Бывшие военнослужащие, опробовавшие на себе эти способы лечения, и особенно те из них, кому довелось побывать за границей, выглядят так, как будто пережили второе рождение. Некоторые из тех, кто смог поучаствовать в калифорнийской программе обмена, убеждены, что повсеместное официальное признание ПТСР коренным образом изменит жизнь всех ветеранов. Они даже верят, что различные методы терапии могут быть с пользой применимы к большей части населения России. Один из этих людей признался мне, что хотел бы увидеть, как больницы ставят решение этой проблемы на поток. “Знаете, что-то вроде клиник, которые Святослав Федоров создал для глазных операций”, – предложил он, и его друзья его поддержали. Этот бывший солдат с сожалением и даже негодованием воспринимает пренебрежительное отношение со стороны старшего поколения ветеранов, мужчин и женщин, переживших Великую Отечественную войну. У этих пожилых людей было “совершенно иное психологическое восприятие”, объясняет он: “К тому же, после Второй мировой войны они не знали, что такое эмоциональная перегрузка, ее не принимали во внимание. Даже сегодня большинство стариков думает, что это такая модная новая штука. Это такой принцип: если бы не были открыты бактерии, не существовало бы никаких болезней”.

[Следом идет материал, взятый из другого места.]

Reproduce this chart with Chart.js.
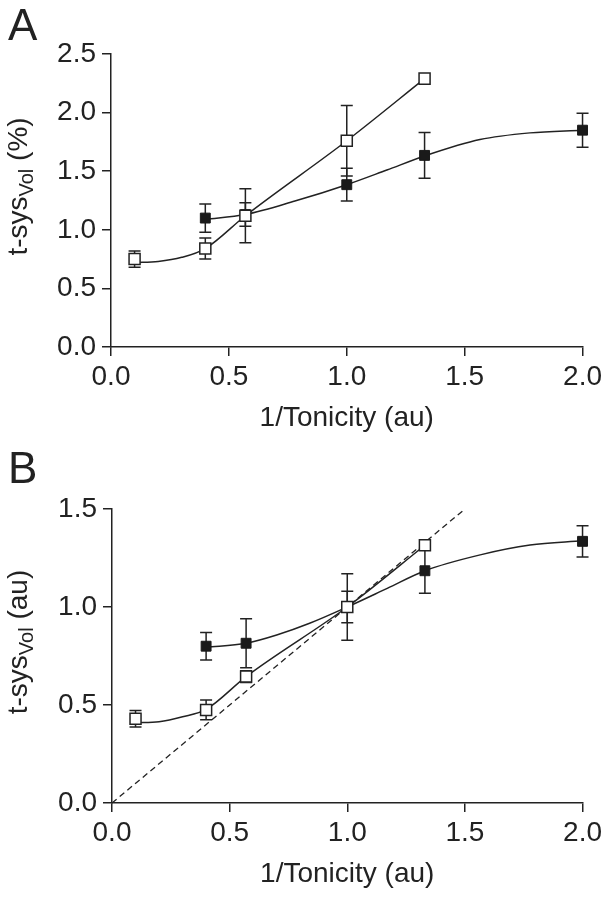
<!DOCTYPE html>
<html>
<head>
<meta charset="utf-8">
<script src="https://cdn.jsdelivr.net/npm/chart.js@4.4.0/dist/chart.umd.min.js"></script>
<style>
  html, body { margin: 0; padding: 0; background: #fff; }
  canvas { display: block; }
</style>
</head>
<body>
<canvas id="chartA" width="606" height="450"></canvas>
<canvas id="chartB" width="606" height="450"></canvas>
<script>
// 1/Tonicity values of the measurements
const xFilled = [0.4, 0.57, 1.0, 1.33, 2.0];
const xOpen = [0.1, 0.4, 0.57, 1.0, 1.33];

// tick labels
const xTicks = [0, 0.5, 1.0, 1.5, 2.0];
const aYTicks = [0, 0.5, 1.0, 1.5, 2.0, 2.5];
const bYTicks = [0, 0.5, 1.0, 1.5];

// panel A : t-sysVol (%)
const aFilled = [1.10, 1.13, 1.385, 1.635, 1.85];
const aFilledErr = [0.12, 0.10, 0.14, 0.195, 0.145];
const aOpen = [0.75, 0.84, 1.12, 1.76, 2.29];
const aOpenErr = [0.07, 0.09, 0.23, 0.30, 0];
// fitted curves
const aFilledFitX = [0.4, 0.57, 0.78, 1.0, 1.17, 1.33, 1.565, 1.777, 2.0];
const aFilledFitY = [1.09, 1.13, 1.245, 1.385, 1.51, 1.63, 1.77, 1.827, 1.85];
const aOpenFitX = [0.1, 0.2, 0.3, 0.4, 0.57, 1.0, 1.33];
const aOpenFitY = [0.72, 0.73, 0.765, 0.84, 1.12, 1.76, 2.29];

// panel B : t-sysVol (au)
const bFilled = [0.80, 0.815, 1.0, 1.185, 1.335];
const bFilledErr = [0.07, 0.125, 0.17, 0.115, 0.08];
const bOpen = [0.43, 0.475, 0.645, 1.0, 1.315];
const bOpenErr = [0.042, 0.05, 0.03, 0.08, 0];
const bFilledFitX = [0.4, 0.57, 0.7, 0.84, 1.0, 1.17, 1.33, 1.565, 1.777, 2.0];
const bFilledFitY = [0.795, 0.815, 0.857, 0.917, 1.0, 1.095, 1.185, 1.266, 1.316, 1.338];
const bOpenFitX = [0.1, 0.2, 0.3, 0.4, 0.57, 1.0, 1.33];
const bOpenFitY = [0.41, 0.415, 0.44, 0.478, 0.645, 1.0, 1.315];
// line of identity
const unityX = [0, 1.5];
const unityY = [0, 1.5];

const FONT = "'Liberation Sans', Arial, sans-serif";
const INK = '#222';

function pts(xs, ys) {
    return xs.map((x, i) => ({ x: x, y: ys[i] }));
}

// error bars, panel letter and axis titles
const decor = {
    id: 'decor',
    beforeDatasetsDraw(chart, args, o) {
        const ctx = chart.ctx;
        const x = chart.scales.x, y = chart.scales.y;
        ctx.save();
        ctx.strokeStyle = INK;
        ctx.lineWidth = 1.5;
        o.bars.forEach(b => {
            b.xs.forEach((xv, i) => {
                const e = b.err[i];
                if (!e) return;
                const px = x.getPixelForValue(xv);
                const top = y.getPixelForValue(b.ys[i] + e);
                const bot = y.getPixelForValue(b.ys[i] - e);
                ctx.beginPath();
                ctx.moveTo(px, top); ctx.lineTo(px, bot);
                ctx.moveTo(px - 6, top); ctx.lineTo(px + 6, top);
                ctx.moveTo(px - 6, bot); ctx.lineTo(px + 6, bot);
                ctx.stroke();
            });
        });
        ctx.restore();
    },
    afterDraw(chart, args, o) {
        const ctx = chart.ctx;
        const area = chart.chartArea;
        ctx.save();
        ctx.fillStyle = INK;

        // panel letter
        ctx.font = '44px ' + FONT;
        ctx.textBaseline = 'alphabetic';
        ctx.textAlign = 'left';
        ctx.fillText(o.letter, 8, o.letterY);

        // x title
        ctx.font = '28px ' + FONT;
        ctx.textAlign = 'center';
        ctx.textBaseline = 'middle';
        ctx.fillText('1/Tonicity (au)', (area.left + area.right) / 2, area.bottom + 71);

        // y title with subscript
        const big = '28px ' + FONT, small = '20px ' + FONT;
        ctx.font = big;
        const w1 = ctx.measureText('t-sys').width;
        const w3 = ctx.measureText(o.unit).width;
        ctx.font = small;
        const w2 = ctx.measureText('Vol').width;
        const total = w1 + w2 + w3;
        ctx.translate(27, (area.top + area.bottom) / 2 - 14);
        ctx.rotate(-Math.PI / 2);
        ctx.textAlign = 'left';
        ctx.textBaseline = 'alphabetic';
        let cx = -total / 2;
        ctx.font = big;
        ctx.fillText('t-sys', cx, 0);
        cx += w1;
        ctx.font = small;
        ctx.fillText('Vol', cx, 6);
        cx += w2;
        ctx.font = big;
        ctx.fillText(o.unit, cx, 0);
        ctx.restore();
    }
};

function makePanel(id, p) {
    const tickFont = { family: FONT, size: 28 };
    new Chart(document.getElementById(id), {
        type: 'line',
        data: {
            datasets: [
                {
                    data: pts(xOpen, p.open), showLine: false,
                    pointStyle: 'rect', pointRadius: 7.8,
                    pointBackgroundColor: '#fff', pointBorderColor: INK, pointBorderWidth: 1.5,
                    clip: false
                },
                {
                    data: pts(xFilled, p.filled), showLine: false,
                    pointStyle: 'rect', pointRadius: 7,
                    pointBackgroundColor: '#1a1a1a', pointBorderColor: '#1a1a1a', pointBorderWidth: 1,
                    clip: false
                },
                {
                    data: pts(p.openFitX, p.openFitY), pointRadius: 0,
                    borderColor: INK, borderWidth: 1.5, cubicInterpolationMode: 'monotone', clip: false
                },
                {
                    data: pts(p.filledFitX, p.filledFitY), pointRadius: 0,
                    borderColor: INK, borderWidth: 1.5, cubicInterpolationMode: 'monotone', clip: false
                }
            ].concat(p.extra || [])
        },
        options: {
            responsive: false,
            animation: false,
            events: [],
            layout: { padding: { left: 0, right: 23, top: p.top, bottom: 0 } },
            plugins: {
                legend: { display: false },
                tooltip: { enabled: false },
                decor: {
                    letter: p.letter, letterY: p.letterY, unit: p.unit,
                    bars: [
                        { xs: xFilled, ys: p.filled, err: p.filledErr },
                        { xs: xOpen, ys: p.open, err: p.openErr }
                    ]
                }
            },
            scales: {
                x: {
                    type: 'linear', min: 0, max: 2,
                    afterFit: s => { s.height = p.xHeight; },
                    afterBuildTicks: s => { s.ticks = xTicks.map(v => ({ value: v })); },
                    grid: { drawOnChartArea: false, drawTicks: true, tickLength: 9, color: INK, lineWidth: 1.5 },
                    border: { display: true, color: INK, width: 1.5 },
                    ticks: { font: tickFont, color: INK, padding: 4, maxRotation: 0, callback: v => v.toFixed(1) }
                },
                y: {
                    type: 'linear', min: 0, max: p.yMax,
                    afterFit: s => { s.width = p.yWidth; },
                    afterBuildTicks: s => { s.ticks = p.yTicks.map(v => ({ value: v })); },
                    grid: { drawOnChartArea: false, drawTicks: true, tickLength: 9, color: INK, lineWidth: 1.5 },
                    border: { display: true, color: INK, width: 1.5 },
                    ticks: { font: tickFont, color: INK, padding: 6, callback: v => v.toFixed(1) }
                }
            }
        },
        plugins: [decor]
    });
}

makePanel('chartA', {
    letter: 'A', letterY: 40, unit: ' (%)',
    top: 54, xHeight: 103, yWidth: 111, yMax: 2.5, yTicks: aYTicks,
    filled: aFilled, filledErr: aFilledErr, open: aOpen, openErr: aOpenErr,
    filledFitX: aFilledFitX, filledFitY: aFilledFitY, openFitX: aOpenFitX, openFitY: aOpenFitY
});

makePanel('chartB', {
    letter: 'B', letterY: 33, unit: ' (au)',
    top: 59, xHeight: 97, yWidth: 112, yMax: 1.5, yTicks: bYTicks,
    filled: bFilled, filledErr: bFilledErr, open: bOpen, openErr: bOpenErr,
    filledFitX: bFilledFitX, filledFitY: bFilledFitY, openFitX: bOpenFitX, openFitY: bOpenFitY,
    extra: [{
        data: pts(unityX, unityY), pointRadius: 0,
        borderColor: INK, borderWidth: 1.3, borderDash: [6, 4], clip: false
    }]
});
</script>
</body>
</html>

Однако подобные взгляды исповедует только крошечное меньшинство. Смирнов прекрасно знает, что многие из его коллег – хотя отнюдь не все – просто не заметили результатов его работы[921]. Большинство афганцев, с которыми мне удалось поговорить или о которых я читала, также не слишком впечатлены его открытиями. Значительное число переживших эту войну нашли для себя индивидуальные способы существования, жизни со своим прошлым. Эти мужчины говорили мне: “Кто захочет пойти к психиатру? Это ничем не облегчить. Для начала вспомните об истории наших психиатрических больниц. Это не наш метод, да?” Только те, кто из-за своих проблем теряет трудоспособность и возможность вести нормальный образ жизни, добровольно обращаются за медицинской помощью[922]. В прочих случаях афганцы предпочитают держаться вместе. Когда один из них умирает – насильственной смертью или от отравления алкоголем, от последствий наркотиков или малярии, его товарищи, как правило, помогают семье оплатить расходы на похороны и надгробный памятник[923].